In moments like these, incredible peace descends on me and the Lord begins to prompt me into actions that preserve my life. I know that’s what happened because without thinking, I flipped myself over onto my stomach and planted my hands on two rocks and pulled my body as much out of the water as I could to where I was just skimming the service of the current. I can’t explain this to you. If it doesn’t seem possible, there’s your proof that angels do exist. Mine were magnificent today. I looked at the terror-stricken face of my son as he edged himself toward me and firmly told him to get back. He obeyed but squeaked, “Mom, what do I do?” I very calmly said, “Start to pray.” Then I looked at the rocks to my left and my right and quickly decided how best to get out of the water. I had to climb out on the smaller rock opposite my son. When I was finally out, I looked over at him, and he asked, “How do I get over there?” I said, “Well, you don’t. Let me figure this out a minute.” After much inner debate, I decided to follow the rocks down to a shallower part of the river (not very far at all, and at this point, my son was sitting pensively in one spot just waiting for me). I walked across the shallow part of the river and hopped slippery rocks back to where he was. I then pulled my phone and my ipod out of my pockets and whined a little over the cost of possibly having to replace them.

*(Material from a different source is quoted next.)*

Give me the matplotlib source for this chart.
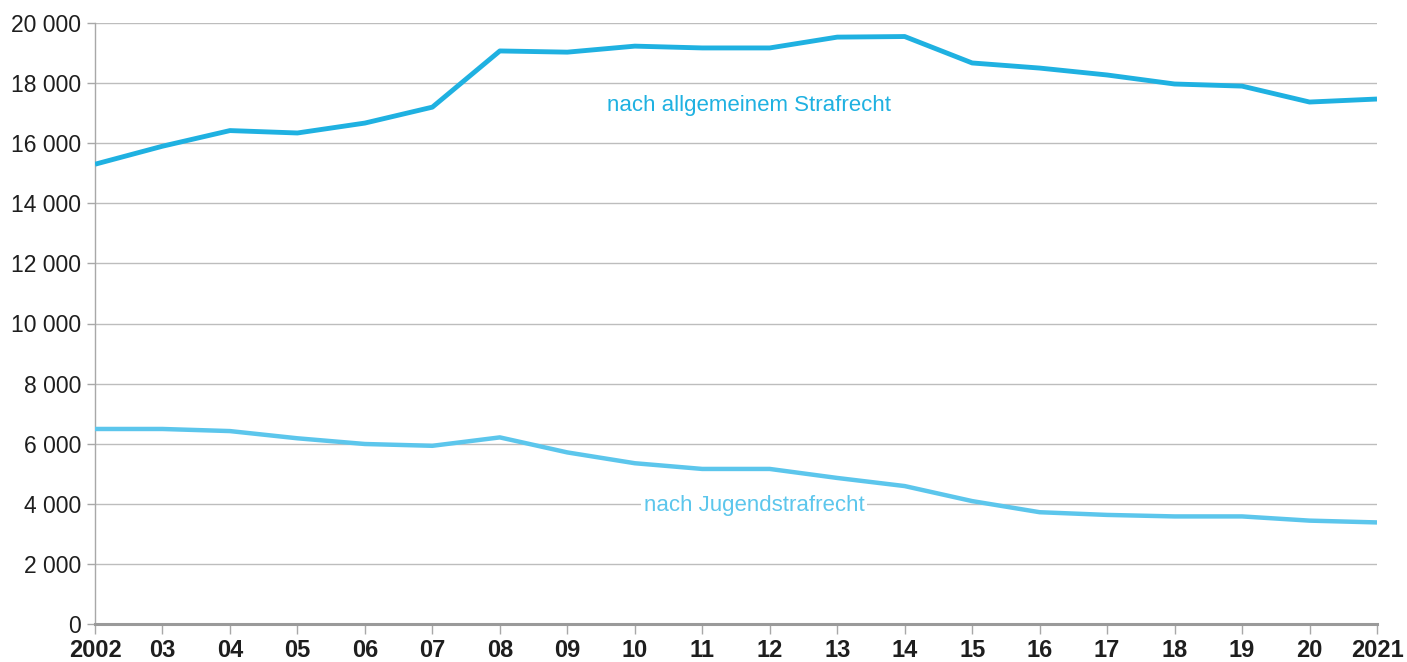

After all was said and done, I had learned a reverence for the river, and we both had learned a valuable lesson about sin: temptations are subtle and often times deceptive. Sin takes you further than you want to go and costs far more than you are willing to pay. Sin also separates you from both God and the people that you love and need.
Thank you, Lord, for allowing us to learn this lesson in such a way that we will neither forget it, and thank you for keeping us both safe in the midst of it. How lucky I am that my life is in your hands. Thank you for delivering me from the deception and treachery of sin, and preserving my life. You are wonderful to me.